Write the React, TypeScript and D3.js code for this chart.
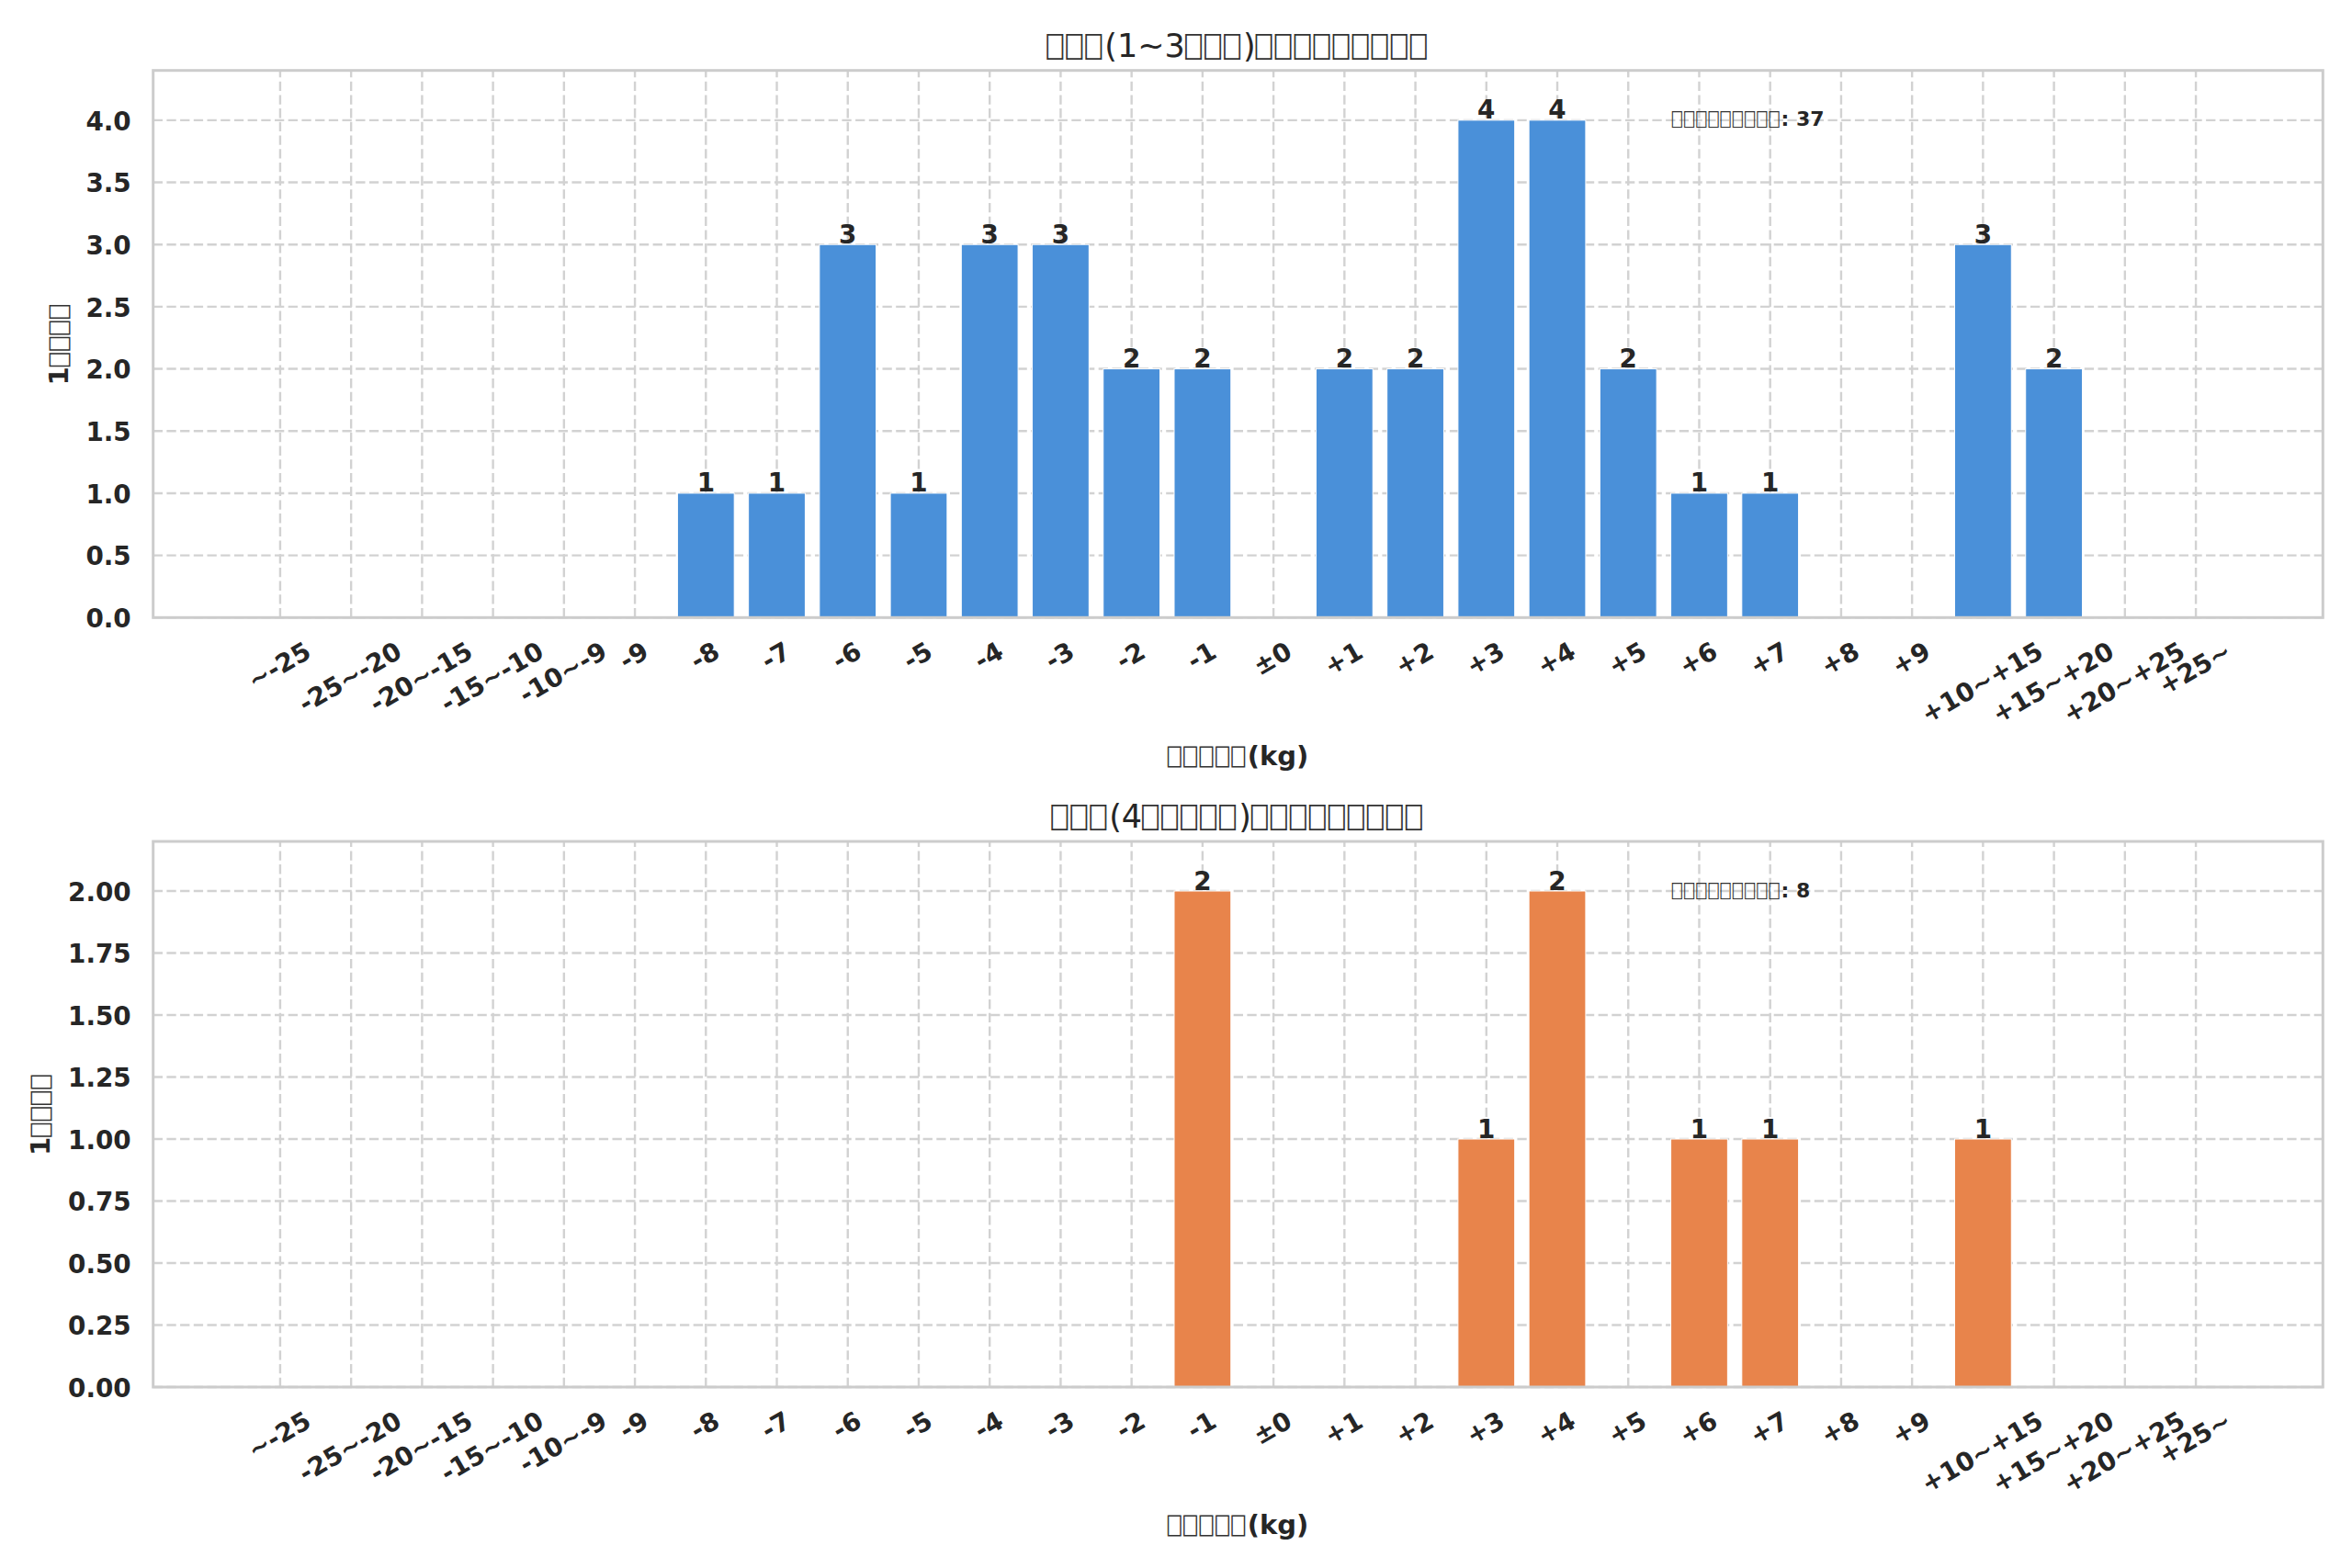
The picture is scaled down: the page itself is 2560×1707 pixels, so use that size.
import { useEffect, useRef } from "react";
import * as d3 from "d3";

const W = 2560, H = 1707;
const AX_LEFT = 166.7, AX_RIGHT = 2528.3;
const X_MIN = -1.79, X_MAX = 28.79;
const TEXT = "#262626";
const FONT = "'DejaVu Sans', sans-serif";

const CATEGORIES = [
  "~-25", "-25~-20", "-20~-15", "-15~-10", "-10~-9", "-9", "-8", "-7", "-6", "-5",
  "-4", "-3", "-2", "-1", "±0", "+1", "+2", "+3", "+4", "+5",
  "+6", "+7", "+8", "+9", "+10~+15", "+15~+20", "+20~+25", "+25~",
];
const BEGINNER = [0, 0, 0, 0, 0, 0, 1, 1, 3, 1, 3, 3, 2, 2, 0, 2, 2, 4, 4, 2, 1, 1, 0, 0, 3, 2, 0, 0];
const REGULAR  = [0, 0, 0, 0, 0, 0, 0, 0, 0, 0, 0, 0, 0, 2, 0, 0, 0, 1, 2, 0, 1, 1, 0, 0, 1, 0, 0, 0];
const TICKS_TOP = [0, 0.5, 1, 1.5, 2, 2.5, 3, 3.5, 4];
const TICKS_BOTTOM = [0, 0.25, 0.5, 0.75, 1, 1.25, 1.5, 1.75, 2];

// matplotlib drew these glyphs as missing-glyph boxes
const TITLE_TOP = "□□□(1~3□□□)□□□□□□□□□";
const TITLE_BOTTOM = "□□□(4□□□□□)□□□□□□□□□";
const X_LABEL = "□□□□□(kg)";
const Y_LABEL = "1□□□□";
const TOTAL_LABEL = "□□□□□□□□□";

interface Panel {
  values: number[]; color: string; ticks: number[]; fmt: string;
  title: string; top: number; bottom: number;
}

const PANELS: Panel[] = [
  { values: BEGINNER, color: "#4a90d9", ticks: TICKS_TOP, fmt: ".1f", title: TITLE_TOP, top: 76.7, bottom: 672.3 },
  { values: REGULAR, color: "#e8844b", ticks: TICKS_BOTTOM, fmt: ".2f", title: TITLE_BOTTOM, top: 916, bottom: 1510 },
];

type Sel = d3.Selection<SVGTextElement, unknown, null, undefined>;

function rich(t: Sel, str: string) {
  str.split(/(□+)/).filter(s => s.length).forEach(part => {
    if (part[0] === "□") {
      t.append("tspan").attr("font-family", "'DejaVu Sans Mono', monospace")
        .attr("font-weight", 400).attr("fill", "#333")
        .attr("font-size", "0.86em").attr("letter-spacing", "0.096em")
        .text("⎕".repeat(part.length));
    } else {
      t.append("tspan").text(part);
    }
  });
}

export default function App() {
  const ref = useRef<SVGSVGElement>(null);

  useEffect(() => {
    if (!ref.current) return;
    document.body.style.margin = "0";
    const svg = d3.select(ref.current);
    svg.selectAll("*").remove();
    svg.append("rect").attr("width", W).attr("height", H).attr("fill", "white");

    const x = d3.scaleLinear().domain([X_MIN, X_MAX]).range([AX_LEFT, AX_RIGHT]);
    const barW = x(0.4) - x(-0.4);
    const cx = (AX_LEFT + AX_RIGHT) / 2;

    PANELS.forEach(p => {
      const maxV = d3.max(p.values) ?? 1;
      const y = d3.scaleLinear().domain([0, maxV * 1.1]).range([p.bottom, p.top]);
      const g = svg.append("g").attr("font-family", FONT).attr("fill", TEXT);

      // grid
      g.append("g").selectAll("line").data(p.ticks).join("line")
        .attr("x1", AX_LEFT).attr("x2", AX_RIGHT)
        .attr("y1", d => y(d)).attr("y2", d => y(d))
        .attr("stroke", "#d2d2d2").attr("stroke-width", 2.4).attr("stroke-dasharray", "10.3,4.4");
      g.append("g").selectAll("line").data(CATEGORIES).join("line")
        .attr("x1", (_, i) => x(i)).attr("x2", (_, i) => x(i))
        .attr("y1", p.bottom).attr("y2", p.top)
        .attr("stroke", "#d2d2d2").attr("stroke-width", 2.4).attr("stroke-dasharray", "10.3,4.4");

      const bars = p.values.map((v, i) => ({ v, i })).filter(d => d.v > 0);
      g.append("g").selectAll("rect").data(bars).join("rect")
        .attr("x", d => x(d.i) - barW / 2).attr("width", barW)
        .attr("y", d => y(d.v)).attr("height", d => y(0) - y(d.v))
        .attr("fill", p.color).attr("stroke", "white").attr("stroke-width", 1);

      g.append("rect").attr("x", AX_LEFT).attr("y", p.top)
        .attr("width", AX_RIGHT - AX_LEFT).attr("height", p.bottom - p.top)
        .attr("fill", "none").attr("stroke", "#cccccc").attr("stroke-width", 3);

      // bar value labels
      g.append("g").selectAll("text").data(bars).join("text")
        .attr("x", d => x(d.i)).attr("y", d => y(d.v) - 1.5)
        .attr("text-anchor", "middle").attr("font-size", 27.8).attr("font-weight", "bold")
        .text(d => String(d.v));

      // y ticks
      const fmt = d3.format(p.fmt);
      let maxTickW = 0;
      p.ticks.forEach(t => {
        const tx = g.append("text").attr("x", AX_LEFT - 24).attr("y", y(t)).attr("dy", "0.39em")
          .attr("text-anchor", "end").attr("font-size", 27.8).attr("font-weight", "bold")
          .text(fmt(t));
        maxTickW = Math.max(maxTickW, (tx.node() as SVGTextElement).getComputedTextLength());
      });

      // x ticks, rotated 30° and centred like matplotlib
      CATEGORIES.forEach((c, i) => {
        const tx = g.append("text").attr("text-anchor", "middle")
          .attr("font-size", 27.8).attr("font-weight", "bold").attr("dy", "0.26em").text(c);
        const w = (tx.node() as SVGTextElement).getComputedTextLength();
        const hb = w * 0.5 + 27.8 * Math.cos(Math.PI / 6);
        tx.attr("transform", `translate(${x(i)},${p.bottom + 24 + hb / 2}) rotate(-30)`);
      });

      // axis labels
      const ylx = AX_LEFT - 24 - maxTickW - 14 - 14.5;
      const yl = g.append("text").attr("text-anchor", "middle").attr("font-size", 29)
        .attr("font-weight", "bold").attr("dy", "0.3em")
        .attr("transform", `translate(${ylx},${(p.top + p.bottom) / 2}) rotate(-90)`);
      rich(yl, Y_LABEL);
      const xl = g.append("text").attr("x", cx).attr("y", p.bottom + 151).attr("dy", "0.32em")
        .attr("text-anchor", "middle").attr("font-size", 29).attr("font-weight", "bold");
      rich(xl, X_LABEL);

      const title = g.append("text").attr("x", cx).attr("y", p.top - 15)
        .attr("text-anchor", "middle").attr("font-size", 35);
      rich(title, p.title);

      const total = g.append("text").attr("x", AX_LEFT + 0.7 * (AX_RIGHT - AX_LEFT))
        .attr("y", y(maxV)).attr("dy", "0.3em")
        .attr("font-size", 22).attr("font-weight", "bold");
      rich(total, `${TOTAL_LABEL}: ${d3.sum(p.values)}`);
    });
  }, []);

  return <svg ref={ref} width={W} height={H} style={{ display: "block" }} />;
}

···

**Short exercise**:
Nothing but the lines from the line that contains "The picture is" through the line that contains "unknown, null, undefined>;" should be given again, each exactly as it stands, both ends included.

**The answer**:
The picture is scaled down: the page itself is 2560×1707 pixels, so use that size.
import { useEffect, useRef } from "react";
import * as d3 from "d3";

const W = 2560, H = 1707;
const AX_LEFT = 166.7, AX_RIGHT = 2528.3;
const X_MIN = -1.79, X_MAX = 28.79;
const TEXT = "#262626";
const FONT = "'DejaVu Sans', sans-serif";

const CATEGORIES = [
  "~-25", "-25~-20", "-20~-15", "-15~-10", "-10~-9", "-9", "-8", "-7", "-6", "-5",
  "-4", "-3", "-2", "-1", "±0", "+1", "+2", "+3", "+4", "+5",
  "+6", "+7", "+8", "+9", "+10~+15", "+15~+20", "+20~+25", "+25~",
];
const BEGINNER = [0, 0, 0, 0, 0, 0, 1, 1, 3, 1, 3, 3, 2, 2, 0, 2, 2, 4, 4, 2, 1, 1, 0, 0, 3, 2, 0, 0];
const REGULAR  = [0, 0, 0, 0, 0, 0, 0, 0, 0, 0, 0, 0, 0, 2, 0, 0, 0, 1, 2, 0, 1, 1, 0, 0, 1, 0, 0, 0];
const TICKS_TOP = [0, 0.5, 1, 1.5, 2, 2.5, 3, 3.5, 4];
const TICKS_BOTTOM = [0, 0.25, 0.5, 0.75, 1, 1.25, 1.5, 1.75, 2];

// matplotlib drew these glyphs as missing-glyph boxes
const TITLE_TOP = "□□□(1~3□□□)□□□□□□□□□";
const TITLE_BOTTOM = "□□□(4□□□□□)□□□□□□□□□";
const X_LABEL = "□□□□□(kg)";
const Y_LABEL = "1□□□□";
const TOTAL_LABEL = "□□□□□□□□□";

interface Panel {
  values: number[]; color: string; ticks: number[]; fmt: string;
  title: string; top: number; bottom: number;
}

const PANELS: Panel[] = [
  { values: BEGINNER, color: "#4a90d9", ticks: TICKS_TOP, fmt: ".1f", title: TITLE_TOP, top: 76.7, bottom: 672.3 },
  { values: REGULAR, color: "#e8844b", ticks: TICKS_BOTTOM, fmt: ".2f", title: TITLE_BOTTOM, top: 916, bottom: 1510 },
];

type Sel = d3.Selection<SVGTextElement, unknown, null, undefined>;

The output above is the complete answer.